#### [Required work]
Do any lines in the data below contain "this"? If so, copy every one of them.

[Start Raw data]

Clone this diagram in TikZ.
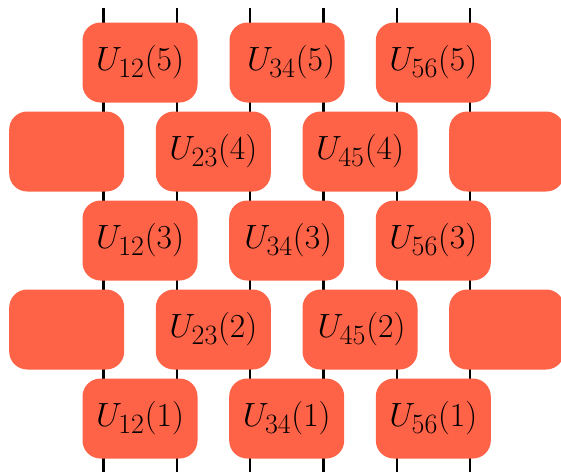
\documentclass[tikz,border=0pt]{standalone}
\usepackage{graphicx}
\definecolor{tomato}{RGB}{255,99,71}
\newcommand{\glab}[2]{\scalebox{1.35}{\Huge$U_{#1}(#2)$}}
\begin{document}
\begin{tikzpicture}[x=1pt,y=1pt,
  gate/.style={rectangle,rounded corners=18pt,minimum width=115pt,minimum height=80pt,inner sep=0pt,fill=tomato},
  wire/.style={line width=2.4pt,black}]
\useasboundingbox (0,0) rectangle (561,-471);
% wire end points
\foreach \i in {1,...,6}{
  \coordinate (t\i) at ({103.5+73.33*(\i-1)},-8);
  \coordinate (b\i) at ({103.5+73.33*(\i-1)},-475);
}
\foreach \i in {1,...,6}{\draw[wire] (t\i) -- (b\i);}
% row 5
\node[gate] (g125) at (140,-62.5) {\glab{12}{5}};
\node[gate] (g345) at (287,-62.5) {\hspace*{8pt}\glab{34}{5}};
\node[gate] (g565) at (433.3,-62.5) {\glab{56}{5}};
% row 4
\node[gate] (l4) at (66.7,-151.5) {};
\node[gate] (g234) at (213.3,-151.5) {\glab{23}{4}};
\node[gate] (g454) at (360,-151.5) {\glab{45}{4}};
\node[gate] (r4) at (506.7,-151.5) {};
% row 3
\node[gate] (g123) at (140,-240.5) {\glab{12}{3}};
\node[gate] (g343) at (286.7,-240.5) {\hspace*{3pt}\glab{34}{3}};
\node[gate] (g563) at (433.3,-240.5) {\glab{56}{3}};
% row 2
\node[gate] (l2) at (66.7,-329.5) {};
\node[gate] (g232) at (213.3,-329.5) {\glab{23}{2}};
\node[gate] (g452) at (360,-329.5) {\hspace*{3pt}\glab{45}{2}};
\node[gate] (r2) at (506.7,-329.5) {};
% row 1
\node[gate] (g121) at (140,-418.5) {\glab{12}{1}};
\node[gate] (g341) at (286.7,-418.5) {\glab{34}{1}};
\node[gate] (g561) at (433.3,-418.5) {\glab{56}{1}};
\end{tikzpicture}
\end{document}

[End Raw data]
[Start Raw data]

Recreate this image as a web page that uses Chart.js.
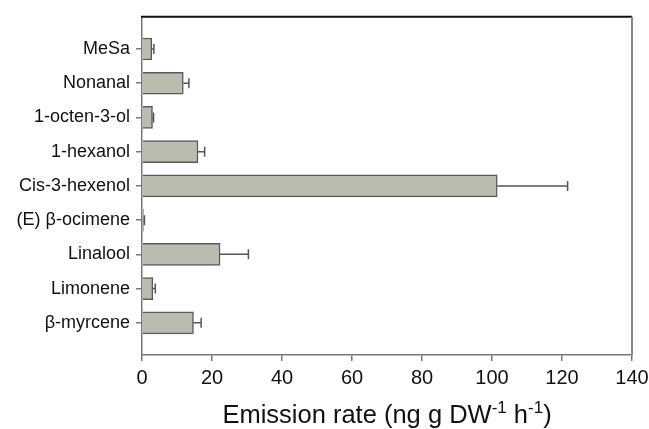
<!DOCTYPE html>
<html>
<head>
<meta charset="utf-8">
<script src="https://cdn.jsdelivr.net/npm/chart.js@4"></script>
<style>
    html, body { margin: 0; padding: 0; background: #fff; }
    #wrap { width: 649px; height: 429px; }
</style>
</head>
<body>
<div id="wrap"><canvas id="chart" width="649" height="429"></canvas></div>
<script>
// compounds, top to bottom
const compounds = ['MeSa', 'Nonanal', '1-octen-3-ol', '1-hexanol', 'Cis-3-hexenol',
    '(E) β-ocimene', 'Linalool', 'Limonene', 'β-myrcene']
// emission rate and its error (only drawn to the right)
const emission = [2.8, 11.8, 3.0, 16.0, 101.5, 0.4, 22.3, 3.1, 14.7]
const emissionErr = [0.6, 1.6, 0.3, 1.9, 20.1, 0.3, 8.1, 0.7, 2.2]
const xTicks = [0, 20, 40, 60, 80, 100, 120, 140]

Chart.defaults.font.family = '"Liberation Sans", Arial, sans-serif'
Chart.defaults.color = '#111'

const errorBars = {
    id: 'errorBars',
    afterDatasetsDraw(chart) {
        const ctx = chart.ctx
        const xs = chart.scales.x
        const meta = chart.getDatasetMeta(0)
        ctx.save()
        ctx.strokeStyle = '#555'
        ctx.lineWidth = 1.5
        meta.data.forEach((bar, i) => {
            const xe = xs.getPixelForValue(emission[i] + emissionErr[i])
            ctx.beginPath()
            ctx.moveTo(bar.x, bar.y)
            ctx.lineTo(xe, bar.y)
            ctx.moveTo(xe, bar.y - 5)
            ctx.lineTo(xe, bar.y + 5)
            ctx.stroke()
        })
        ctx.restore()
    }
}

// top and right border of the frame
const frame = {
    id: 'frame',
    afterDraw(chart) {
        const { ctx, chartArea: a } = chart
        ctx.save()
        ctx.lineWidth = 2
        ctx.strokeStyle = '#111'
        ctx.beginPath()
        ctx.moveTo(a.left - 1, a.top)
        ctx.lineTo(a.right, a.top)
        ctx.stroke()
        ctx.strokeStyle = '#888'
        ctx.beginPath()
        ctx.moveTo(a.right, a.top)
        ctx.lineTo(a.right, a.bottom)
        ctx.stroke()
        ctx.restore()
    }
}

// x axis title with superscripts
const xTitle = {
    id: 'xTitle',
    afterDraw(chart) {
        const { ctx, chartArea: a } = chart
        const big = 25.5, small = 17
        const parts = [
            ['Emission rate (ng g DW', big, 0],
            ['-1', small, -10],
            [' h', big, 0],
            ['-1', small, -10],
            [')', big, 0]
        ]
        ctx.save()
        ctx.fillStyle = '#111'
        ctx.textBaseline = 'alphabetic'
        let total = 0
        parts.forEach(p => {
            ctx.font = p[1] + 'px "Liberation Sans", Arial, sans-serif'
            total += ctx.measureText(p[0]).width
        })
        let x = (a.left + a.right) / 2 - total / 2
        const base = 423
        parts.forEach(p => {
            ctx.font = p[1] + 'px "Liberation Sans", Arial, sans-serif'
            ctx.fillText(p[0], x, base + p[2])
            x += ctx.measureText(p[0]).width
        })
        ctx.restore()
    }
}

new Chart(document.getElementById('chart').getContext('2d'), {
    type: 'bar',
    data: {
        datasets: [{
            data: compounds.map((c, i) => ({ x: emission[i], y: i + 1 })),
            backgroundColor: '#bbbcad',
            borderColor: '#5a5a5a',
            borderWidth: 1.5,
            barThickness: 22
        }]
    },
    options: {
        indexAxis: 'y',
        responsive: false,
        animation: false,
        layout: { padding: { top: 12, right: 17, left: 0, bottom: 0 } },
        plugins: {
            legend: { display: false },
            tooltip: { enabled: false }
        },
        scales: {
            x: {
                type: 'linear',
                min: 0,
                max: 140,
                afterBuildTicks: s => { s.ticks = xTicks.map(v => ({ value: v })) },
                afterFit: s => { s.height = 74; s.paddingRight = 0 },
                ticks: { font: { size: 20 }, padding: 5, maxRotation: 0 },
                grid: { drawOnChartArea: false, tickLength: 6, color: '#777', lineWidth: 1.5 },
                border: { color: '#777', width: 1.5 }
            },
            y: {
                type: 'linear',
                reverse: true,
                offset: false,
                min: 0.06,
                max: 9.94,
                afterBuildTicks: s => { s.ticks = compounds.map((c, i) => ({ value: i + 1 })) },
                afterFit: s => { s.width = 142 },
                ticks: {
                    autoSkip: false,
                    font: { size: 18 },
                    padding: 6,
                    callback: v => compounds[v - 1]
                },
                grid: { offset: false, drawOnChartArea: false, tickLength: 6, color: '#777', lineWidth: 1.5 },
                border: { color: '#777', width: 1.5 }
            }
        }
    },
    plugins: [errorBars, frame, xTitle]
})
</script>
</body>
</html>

[End Raw data]

#### [Response to the task]
Clone this diagram in TikZ.
Recreate this image as a web page that uses Chart.js.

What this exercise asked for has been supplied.